Collected material:
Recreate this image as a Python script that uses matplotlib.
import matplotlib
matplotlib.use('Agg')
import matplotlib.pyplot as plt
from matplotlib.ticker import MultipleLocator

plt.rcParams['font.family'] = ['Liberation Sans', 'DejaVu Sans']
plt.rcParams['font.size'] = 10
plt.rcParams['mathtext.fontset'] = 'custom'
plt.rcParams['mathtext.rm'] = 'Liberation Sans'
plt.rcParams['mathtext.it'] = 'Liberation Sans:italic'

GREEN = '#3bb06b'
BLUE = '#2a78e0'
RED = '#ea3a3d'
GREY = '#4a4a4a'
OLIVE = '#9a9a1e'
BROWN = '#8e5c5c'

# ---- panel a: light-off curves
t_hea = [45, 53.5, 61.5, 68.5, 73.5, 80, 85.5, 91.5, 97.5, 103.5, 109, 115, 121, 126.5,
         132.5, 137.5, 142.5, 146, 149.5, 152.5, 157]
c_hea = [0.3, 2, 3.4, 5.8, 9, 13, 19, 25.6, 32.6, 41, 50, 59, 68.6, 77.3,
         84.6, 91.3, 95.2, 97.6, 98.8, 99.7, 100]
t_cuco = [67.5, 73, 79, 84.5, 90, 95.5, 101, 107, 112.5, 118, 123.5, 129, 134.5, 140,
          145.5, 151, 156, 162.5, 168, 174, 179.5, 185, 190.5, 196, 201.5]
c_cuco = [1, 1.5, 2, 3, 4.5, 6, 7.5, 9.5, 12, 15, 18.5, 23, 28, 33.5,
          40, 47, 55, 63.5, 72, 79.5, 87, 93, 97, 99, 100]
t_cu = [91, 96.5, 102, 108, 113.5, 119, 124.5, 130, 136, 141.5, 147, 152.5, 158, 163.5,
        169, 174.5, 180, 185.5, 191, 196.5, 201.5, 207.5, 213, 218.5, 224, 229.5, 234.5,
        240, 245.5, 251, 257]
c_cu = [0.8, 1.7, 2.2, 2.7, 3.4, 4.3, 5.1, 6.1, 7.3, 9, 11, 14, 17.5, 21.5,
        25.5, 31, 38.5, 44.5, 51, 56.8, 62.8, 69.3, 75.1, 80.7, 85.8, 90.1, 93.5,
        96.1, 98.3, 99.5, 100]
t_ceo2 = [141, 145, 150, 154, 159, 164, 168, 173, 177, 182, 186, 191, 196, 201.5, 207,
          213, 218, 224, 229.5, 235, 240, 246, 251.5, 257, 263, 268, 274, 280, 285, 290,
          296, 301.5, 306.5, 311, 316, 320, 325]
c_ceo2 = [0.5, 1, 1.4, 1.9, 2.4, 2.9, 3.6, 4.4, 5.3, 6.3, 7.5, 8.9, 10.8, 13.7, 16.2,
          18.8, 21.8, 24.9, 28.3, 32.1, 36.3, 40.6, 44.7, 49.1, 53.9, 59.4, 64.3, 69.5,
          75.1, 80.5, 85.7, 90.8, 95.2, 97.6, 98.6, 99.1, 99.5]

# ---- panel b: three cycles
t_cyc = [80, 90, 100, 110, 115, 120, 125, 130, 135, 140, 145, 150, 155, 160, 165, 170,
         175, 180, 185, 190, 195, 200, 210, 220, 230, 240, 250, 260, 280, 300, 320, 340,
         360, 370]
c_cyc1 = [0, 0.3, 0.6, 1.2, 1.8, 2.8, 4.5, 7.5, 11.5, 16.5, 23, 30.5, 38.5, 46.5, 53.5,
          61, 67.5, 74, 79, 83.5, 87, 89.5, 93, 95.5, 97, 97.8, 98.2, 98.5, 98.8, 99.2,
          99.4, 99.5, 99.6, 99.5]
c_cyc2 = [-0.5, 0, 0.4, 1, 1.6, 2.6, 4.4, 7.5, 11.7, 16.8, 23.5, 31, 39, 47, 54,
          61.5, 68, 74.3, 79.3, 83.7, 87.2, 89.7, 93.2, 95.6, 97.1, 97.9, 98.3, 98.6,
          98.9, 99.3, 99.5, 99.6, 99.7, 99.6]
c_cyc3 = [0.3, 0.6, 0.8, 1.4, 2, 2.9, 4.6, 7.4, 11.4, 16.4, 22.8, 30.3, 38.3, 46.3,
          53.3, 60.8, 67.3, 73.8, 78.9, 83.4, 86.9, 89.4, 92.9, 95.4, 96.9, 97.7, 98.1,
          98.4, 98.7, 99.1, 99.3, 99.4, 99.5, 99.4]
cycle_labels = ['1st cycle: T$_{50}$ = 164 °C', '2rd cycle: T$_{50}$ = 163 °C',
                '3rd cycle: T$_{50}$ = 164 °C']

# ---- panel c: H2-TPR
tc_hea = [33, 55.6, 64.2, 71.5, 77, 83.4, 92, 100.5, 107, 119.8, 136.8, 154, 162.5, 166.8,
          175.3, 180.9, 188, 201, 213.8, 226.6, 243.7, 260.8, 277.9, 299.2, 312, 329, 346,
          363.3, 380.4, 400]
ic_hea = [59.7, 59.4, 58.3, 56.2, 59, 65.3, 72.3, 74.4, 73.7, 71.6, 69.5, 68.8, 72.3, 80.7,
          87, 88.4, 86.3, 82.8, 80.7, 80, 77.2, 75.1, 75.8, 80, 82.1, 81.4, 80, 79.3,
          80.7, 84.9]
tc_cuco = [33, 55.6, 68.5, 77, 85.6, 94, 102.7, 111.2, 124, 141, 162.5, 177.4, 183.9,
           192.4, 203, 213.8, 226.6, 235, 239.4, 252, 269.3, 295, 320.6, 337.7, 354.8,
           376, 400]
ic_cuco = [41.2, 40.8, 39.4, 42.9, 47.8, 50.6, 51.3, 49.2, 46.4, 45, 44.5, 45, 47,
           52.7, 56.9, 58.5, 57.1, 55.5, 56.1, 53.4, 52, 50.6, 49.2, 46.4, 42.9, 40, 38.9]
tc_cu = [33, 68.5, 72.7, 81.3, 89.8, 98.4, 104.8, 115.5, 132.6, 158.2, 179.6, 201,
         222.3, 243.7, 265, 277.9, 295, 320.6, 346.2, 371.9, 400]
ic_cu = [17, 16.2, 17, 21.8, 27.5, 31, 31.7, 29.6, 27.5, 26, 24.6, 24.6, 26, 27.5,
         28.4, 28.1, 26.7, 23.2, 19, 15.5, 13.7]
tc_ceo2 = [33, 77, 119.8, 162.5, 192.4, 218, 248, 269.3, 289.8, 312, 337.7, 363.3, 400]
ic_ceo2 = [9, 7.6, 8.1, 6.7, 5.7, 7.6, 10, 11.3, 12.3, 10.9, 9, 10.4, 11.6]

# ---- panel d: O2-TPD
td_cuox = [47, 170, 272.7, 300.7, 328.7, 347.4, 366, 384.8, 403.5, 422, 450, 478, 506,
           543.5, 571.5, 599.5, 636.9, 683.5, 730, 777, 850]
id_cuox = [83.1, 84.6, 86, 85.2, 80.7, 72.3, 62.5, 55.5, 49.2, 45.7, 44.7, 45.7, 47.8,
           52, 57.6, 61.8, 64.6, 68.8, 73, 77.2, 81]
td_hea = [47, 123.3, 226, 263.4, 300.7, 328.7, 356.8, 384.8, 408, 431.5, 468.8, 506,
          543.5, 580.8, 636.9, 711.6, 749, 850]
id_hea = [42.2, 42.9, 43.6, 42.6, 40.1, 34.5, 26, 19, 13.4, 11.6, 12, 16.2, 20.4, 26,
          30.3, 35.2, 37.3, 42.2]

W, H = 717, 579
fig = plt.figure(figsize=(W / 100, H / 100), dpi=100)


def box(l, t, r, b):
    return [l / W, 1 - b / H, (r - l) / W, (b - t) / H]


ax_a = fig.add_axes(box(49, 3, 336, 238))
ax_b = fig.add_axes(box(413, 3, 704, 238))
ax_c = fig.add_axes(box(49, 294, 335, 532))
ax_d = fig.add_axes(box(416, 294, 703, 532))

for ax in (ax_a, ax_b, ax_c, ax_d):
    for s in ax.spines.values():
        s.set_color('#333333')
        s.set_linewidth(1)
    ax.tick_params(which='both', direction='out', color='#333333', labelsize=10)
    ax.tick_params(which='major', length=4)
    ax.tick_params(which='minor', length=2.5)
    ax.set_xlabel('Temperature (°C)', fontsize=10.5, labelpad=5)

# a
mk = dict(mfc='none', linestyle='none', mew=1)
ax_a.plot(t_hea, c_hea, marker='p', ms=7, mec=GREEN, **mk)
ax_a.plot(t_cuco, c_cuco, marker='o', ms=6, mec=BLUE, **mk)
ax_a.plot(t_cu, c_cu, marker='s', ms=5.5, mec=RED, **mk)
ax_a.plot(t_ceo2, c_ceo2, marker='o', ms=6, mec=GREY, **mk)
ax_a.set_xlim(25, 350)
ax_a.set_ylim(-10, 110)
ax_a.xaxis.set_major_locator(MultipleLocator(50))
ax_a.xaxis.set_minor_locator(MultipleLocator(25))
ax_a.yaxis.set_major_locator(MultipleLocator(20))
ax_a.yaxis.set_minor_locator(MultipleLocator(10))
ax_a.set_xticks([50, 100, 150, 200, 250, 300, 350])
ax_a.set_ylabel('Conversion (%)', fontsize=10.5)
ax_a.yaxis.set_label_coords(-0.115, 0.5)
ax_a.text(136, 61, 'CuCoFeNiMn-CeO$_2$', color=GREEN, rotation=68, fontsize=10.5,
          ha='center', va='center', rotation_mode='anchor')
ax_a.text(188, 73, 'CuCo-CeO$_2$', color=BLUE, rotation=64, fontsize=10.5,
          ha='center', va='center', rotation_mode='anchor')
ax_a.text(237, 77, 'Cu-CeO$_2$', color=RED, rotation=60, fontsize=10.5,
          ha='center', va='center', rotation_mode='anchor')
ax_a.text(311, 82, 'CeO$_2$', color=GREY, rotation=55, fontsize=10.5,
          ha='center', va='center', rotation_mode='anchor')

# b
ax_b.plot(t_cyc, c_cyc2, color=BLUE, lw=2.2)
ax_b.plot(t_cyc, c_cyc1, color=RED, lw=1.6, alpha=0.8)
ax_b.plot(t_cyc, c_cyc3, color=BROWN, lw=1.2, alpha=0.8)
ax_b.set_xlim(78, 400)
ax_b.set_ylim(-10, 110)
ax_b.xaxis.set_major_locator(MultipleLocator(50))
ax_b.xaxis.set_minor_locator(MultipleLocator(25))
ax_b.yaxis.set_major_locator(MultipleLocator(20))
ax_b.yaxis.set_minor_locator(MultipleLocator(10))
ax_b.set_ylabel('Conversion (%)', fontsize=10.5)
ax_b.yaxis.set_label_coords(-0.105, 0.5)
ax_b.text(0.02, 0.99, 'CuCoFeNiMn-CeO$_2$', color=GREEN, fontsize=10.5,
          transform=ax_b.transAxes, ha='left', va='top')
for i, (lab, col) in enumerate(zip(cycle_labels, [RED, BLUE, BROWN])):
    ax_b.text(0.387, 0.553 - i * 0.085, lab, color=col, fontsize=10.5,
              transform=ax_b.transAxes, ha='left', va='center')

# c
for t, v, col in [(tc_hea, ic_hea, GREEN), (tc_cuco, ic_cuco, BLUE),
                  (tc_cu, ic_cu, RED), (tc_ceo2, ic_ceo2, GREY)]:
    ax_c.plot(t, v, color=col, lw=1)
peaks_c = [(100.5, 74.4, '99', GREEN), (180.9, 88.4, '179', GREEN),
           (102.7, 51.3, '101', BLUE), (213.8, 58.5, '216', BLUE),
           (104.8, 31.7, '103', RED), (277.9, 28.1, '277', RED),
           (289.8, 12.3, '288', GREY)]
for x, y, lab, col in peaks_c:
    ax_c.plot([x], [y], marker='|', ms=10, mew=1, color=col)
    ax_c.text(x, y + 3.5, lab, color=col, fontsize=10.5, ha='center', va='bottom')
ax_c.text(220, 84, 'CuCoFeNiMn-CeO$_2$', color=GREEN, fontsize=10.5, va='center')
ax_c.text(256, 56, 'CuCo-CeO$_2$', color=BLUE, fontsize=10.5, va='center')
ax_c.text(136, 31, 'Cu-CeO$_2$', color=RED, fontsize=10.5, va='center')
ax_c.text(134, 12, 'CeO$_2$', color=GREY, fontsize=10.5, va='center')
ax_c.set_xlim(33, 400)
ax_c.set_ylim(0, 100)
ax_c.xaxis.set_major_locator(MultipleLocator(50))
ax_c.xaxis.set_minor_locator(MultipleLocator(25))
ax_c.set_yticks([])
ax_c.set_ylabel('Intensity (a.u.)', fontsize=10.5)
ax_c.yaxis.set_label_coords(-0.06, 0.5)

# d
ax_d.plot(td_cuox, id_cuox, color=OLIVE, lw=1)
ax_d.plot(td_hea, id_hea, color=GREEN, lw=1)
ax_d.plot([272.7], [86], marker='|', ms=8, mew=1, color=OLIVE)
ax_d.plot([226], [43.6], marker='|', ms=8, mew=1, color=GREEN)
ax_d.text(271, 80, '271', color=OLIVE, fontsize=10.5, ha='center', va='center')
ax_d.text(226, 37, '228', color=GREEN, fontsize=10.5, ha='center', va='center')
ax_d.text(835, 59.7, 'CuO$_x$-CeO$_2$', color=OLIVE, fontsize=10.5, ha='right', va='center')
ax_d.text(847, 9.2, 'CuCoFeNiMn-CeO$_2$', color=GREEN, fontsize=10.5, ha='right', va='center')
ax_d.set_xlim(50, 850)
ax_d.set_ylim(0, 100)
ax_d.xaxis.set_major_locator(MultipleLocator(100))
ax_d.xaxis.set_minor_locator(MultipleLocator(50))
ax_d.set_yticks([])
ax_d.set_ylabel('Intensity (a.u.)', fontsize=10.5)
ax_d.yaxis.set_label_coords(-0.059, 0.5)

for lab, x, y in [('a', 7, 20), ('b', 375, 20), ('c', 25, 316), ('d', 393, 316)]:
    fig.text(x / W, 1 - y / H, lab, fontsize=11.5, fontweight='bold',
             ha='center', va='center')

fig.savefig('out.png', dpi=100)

What you need to do: Quote only the stretch of lines that starts the data above and ends with the line containing "plt.rcParams['mathtext.it'] = 'Liberation", both included.

Answer to the problem:
Recreate this image as a Python script that uses matplotlib.
import matplotlib
matplotlib.use('Agg')
import matplotlib.pyplot as plt
from matplotlib.ticker import MultipleLocator

plt.rcParams['font.family'] = ['Liberation Sans', 'DejaVu Sans']
plt.rcParams['font.size'] = 10
plt.rcParams['mathtext.fontset'] = 'custom'
plt.rcParams['mathtext.rm'] = 'Liberation Sans'
plt.rcParams['mathtext.it'] = 'Liberation Sans:italic'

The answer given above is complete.